Brief: Can you print the data exactly and leave out each image?

____ Provided data

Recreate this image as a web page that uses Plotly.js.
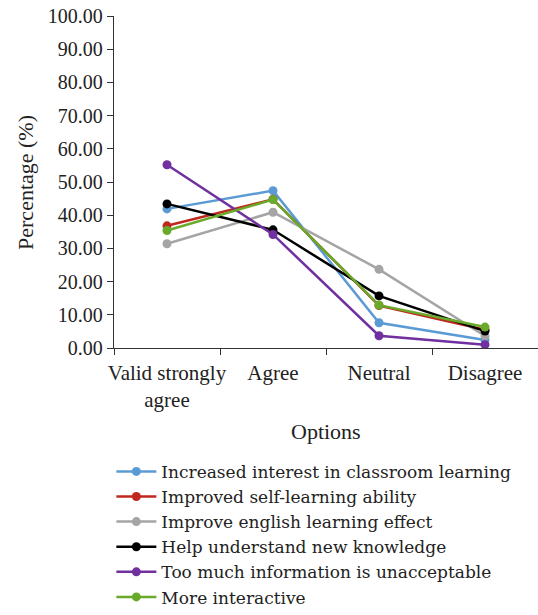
<!DOCTYPE html>
<html>
<head>
<meta charset="utf-8">
<script src="https://cdn.plot.ly/plotly-3.0.1.min.js"></script>
<style>html,body{margin:0;padding:0;background:#fff}#chart{width:538px;height:615px}</style>
</head>
<body>
<div id="chart"></div>
<script>
const categories = ["Valid strongly<br>agree", "Agree", "Neutral", "Disagree"];
const seriesNames = [
  "Increased interest in classroom learning",
  "Improved self-learning ability",
  "Improve english learning effect",
  "Help understand new knowledge",
  "Too much information is unacceptable",
  "More interactive"
];
const interestValues = [41.9, 47.4, 7.6, 2.4];
const selfLearningValues = [36.8, 44.8, 12.8, 5.5];
const englishValues = [31.4, 40.9, 23.7, 3.6];
const understandValues = [43.4, 35.6, 15.7, 5.1];
const tooMuchValues = [55.2, 34.2, 3.7, 1.0];
const interactiveValues = [35.4, 44.7, 12.9, 6.3];
const yTicks = [0, 10, 20, 30, 40, 50, 60, 70, 80, 90, 100];
const xTitle = "Options";
const yTitle = "Percentage (%)";

const allValues = [interestValues, selfLearningValues, englishValues, understandValues, tooMuchValues, interactiveValues];
const colors = ["#5b9bd5", "#c0281e", "#a5a5a5", "#000000", "#7030a0", "#6aaa2a"];
const font = "Liberation Serif, Times New Roman, serif";
const legendFont = "DejaVu Serif, serif";
const txt = "#222";

const traces = allValues.map((vals, i) => ({
  type: "scatter",
  mode: "lines+markers",
  x: categories,
  y: vals,
  name: seriesNames[i],
  line: {color: colors[i], width: 2.5},
  marker: {color: colors[i], size: 9}
}));

const layout = {
  width: 538,
  height: 615,
  margin: {l: 114, r: 0, t: 16, b: 267, autoexpand: false},
  paper_bgcolor: "#fff",
  plot_bgcolor: "#fff",
  font: {family: font, size: 20, color: txt},
  showlegend: true,
  legend: {
    orientation: "v",
    xref: "container", yref: "container",
    x: 0.207, xanchor: "left",
    y: 0.262, yanchor: "top",
    font: {family: legendFont, size: 17, color: txt},
    tracegroupgap: 0,
    itemwidth: 40
  },
  annotations: [
    {text: xTitle, xref: "paper", yref: "paper", x: 0.5, y: -0.252, xanchor: "center", yanchor: "middle",
     showarrow: false, font: {family: font, size: 22, color: txt}},
    {text: yTitle, xref: "paper", yref: "paper", x: -0.21, y: 0.5, xanchor: "center", yanchor: "middle",
     textangle: -90, showarrow: false, font: {family: font, size: 22, color: txt}}
  ],
  xaxis: {
    type: "category",
    range: [-0.5, 3.5],
    showline: true,
    linecolor: "#333",
    linewidth: 1.3,
    ticks: "outside",
    tickson: "boundaries",
    ticklen: 6,
    tickcolor: "#333",
    tickangle: 0,
    ticklabelstandoff: 5,
    showgrid: false,
    automargin: false,
    tickfont: {family: font, size: 21, color: txt}
  },
  yaxis: {
    range: [0, 100],
    tickvals: yTicks,
    tickformat: ".2f",
    showline: true,
    linecolor: "#333",
    linewidth: 1.3,
    ticks: "outside",
    ticklen: 6,
    tickcolor: "#333",
    showgrid: false,
    zeroline: false,
    automargin: false,
    tickfont: {family: font, size: 20, color: txt}
  }
};

Plotly.newPlot("chart", traces, layout, {displayModeBar: false, staticPlot: true});
</script>
</body>
</html>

________

Solution to the problem:
Recreate this image as a web page that uses Plotly.js.
<!DOCTYPE html>
<html>
<head>
<meta charset="utf-8">
<script src="https://cdn.plot.ly/plotly-3.0.1.min.js"></script>
<style>html,body{margin:0;padding:0;background:#fff}#chart{width:538px;height:615px}</style>
</head>
<body>
<div id="chart"></div>
<script>
const categories = ["Valid strongly<br>agree", "Agree", "Neutral", "Disagree"];
const seriesNames = [
  "Increased interest in classroom learning",
  "Improved self-learning ability",
  "Improve english learning effect",
  "Help understand new knowledge",
  "Too much information is unacceptable",
  "More interactive"
];
const interestValues = [41.9, 47.4, 7.6, 2.4];
const selfLearningValues = [36.8, 44.8, 12.8, 5.5];
const englishValues = [31.4, 40.9, 23.7, 3.6];
const understandValues = [43.4, 35.6, 15.7, 5.1];
const tooMuchValues = [55.2, 34.2, 3.7, 1.0];
const interactiveValues = [35.4, 44.7, 12.9, 6.3];
const yTicks = [0, 10, 20, 30, 40, 50, 60, 70, 80, 90, 100];
const xTitle = "Options";
const yTitle = "Percentage (%)";

const allValues = [interestValues, selfLearningValues, englishValues, understandValues, tooMuchValues, interactiveValues];
const colors = ["#5b9bd5", "#c0281e", "#a5a5a5", "#000000", "#7030a0", "#6aaa2a"];
const font = "Liberation Serif, Times New Roman, serif";
const legendFont = "DejaVu Serif, serif";
const txt = "#222";

const traces = allValues.map((vals, i) => ({
  type: "scatter",
  mode: "lines+markers",
  x: categories,
  y: vals,
  name: seriesNames[i],
  line: {color: colors[i], width: 2.5},
  marker: {color: colors[i], size: 9}
}));

const layout = {
  width: 538,
  height: 615,
  margin: {l: 114, r: 0, t: 16, b: 267, autoexpand: false},
  paper_bgcolor: "#fff",
  plot_bgcolor: "#fff",
  font: {family: font, size: 20, color: txt},
  showlegend: true,
  legend: {
    orientation: "v",
    xref: "container", yref: "container",
    x: 0.207, xanchor: "left",
    y: 0.262, yanchor: "top",
    font: {family: legendFont, size: 17, color: txt},
    tracegroupgap: 0,
    itemwidth: 40
  },
  annotations: [
    {text: xTitle, xref: "paper", yref: "paper", x: 0.5, y: -0.252, xanchor: "center", yanchor: "middle",
     showarrow: false, font: {family: font, size: 22, color: txt}},
    {text: yTitle, xref: "paper", yref: "paper", x: -0.21, y: 0.5, xanchor: "center", yanchor: "middle",
     textangle: -90, showarrow: false, font: {family: font, size: 22, color: txt}}
  ],
  xaxis: {
    type: "category",
    range: [-0.5, 3.5],
    showline: true,
    linecolor: "#333",
    linewidth: 1.3,
    ticks: "outside",
    tickson: "boundaries",
    ticklen: 6,
    tickcolor: "#333",
    tickangle: 0,
    ticklabelstandoff: 5,
    showgrid: false,
    automargin: false,
    tickfont: {family: font, size: 21, color: txt}
  },
  yaxis: {
    range: [0, 100],
    tickvals: yTicks,
    tickformat: ".2f",
    showline: true,
    linecolor: "#333",
    linewidth: 1.3,
    ticks: "outside",
    ticklen: 6,
    tickcolor: "#333",
    showgrid: false,
    zeroline: false,
    automargin: false,
    tickfont: {family: font, size: 20, color: txt}
  }
};

Plotly.newPlot("chart", traces, layout, {displayModeBar: false, staticPlot: true});
</script>
</body>
</html>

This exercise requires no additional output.